Why do genocides have different reactions

by forensicnitr0

I'm specifically referring to how the colonial and later American governments and the nazi regime are seem in the public eye. Both were responsible for ethnic cleansing and genocide of tens of millions of people. But one gets demonized as it should but some how the other gets a "it's just what happened" in public consciousness. This also applies to other areas. A recent phenomena is portraying the mongols in a better light than their European or middle eastern counterparts yet the destruction and wholesale slaughter that they left is undescribable. This may be a more sociological question to ask but it still strikes me as so strange. People will look at a figure of millions of one specific group and chalk it up as history, then look at another figure of millions and declare how terrible and evil it was. It's estimated that 56 million native Americans died in the colonization of North America. This has just been something on my mind lately as I've been on a little bit of a world war 2 binge. To see how terrible we view the Nazis and rightfully so but genocide is genocide regardless of who commits it. Kraut in his recent video discussing the Bosnian genocide made the comment of how the Nazis did it differently in that state institutions were dedicated to committing genocide rather than assign a part of the army to do it. Americas policy if manifest destiny was literally to displace or kill anyone in their path to the Pacific ocean. As I post this I just want to make it very clear that I am not seeking to only demonize america and European nations in comparing their public image to that of the third Reich.
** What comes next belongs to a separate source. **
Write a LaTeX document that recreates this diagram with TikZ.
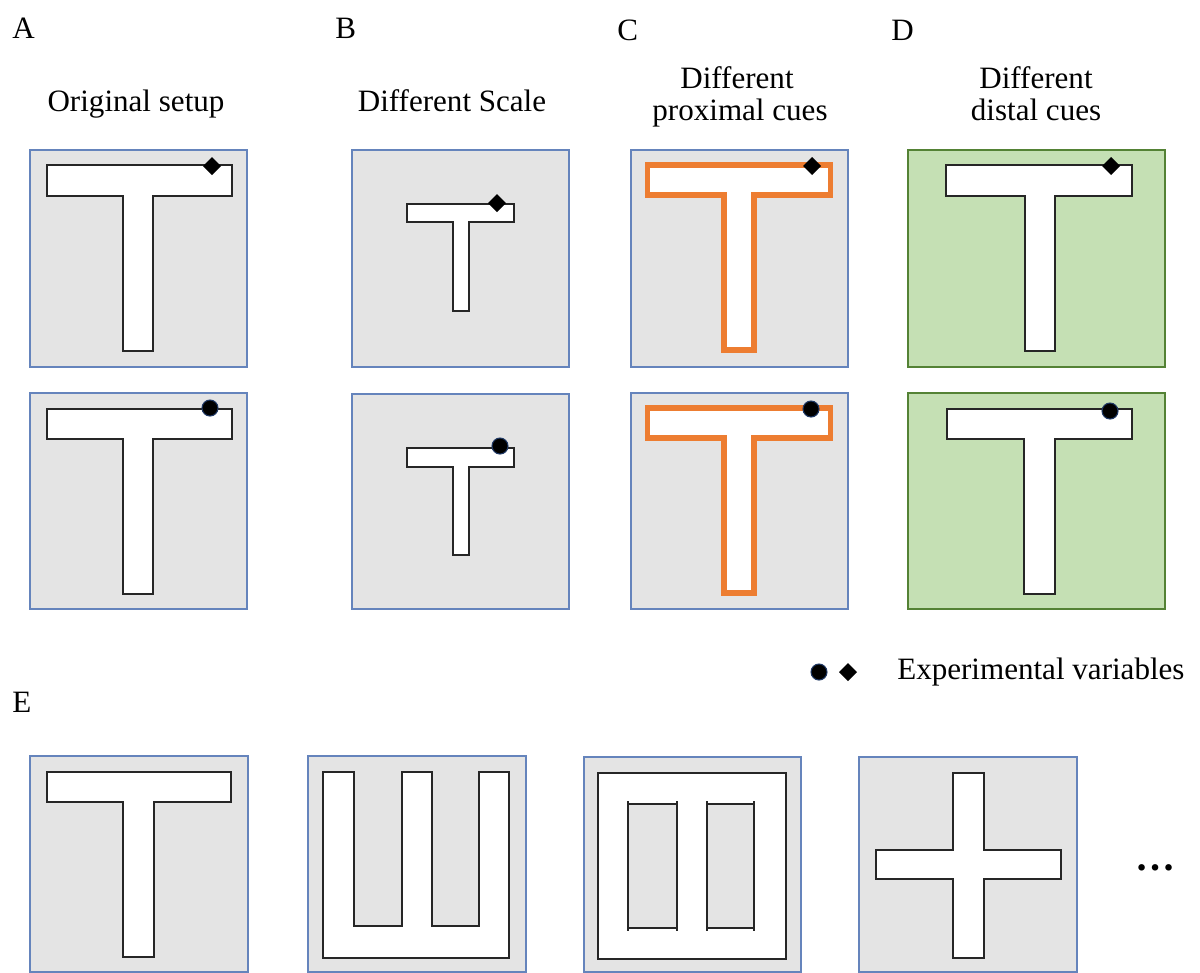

Im just wondering why some genocides are seen as terrible depending on who commits it and why so many like the Bosnian, Cambodian or other recent genocides do not really get any attention.

Kochevnik81

This is no means to discourage further answers, but this answer from u/commiespaceinvader to the question "When people discuss the Holocaust, why do they focus mainly on the killing of the 6 million Jews?". Specifically:

"In short the Western imagination of itself had experienced atrocities and horrors inflicted against political opponents, "deviants", and colonial subjects but it had never experienced that all it used to define itself as good and progressive – the modern state and its bureaucracy, industry, science, the police – was used to murder an entire group of European peoples."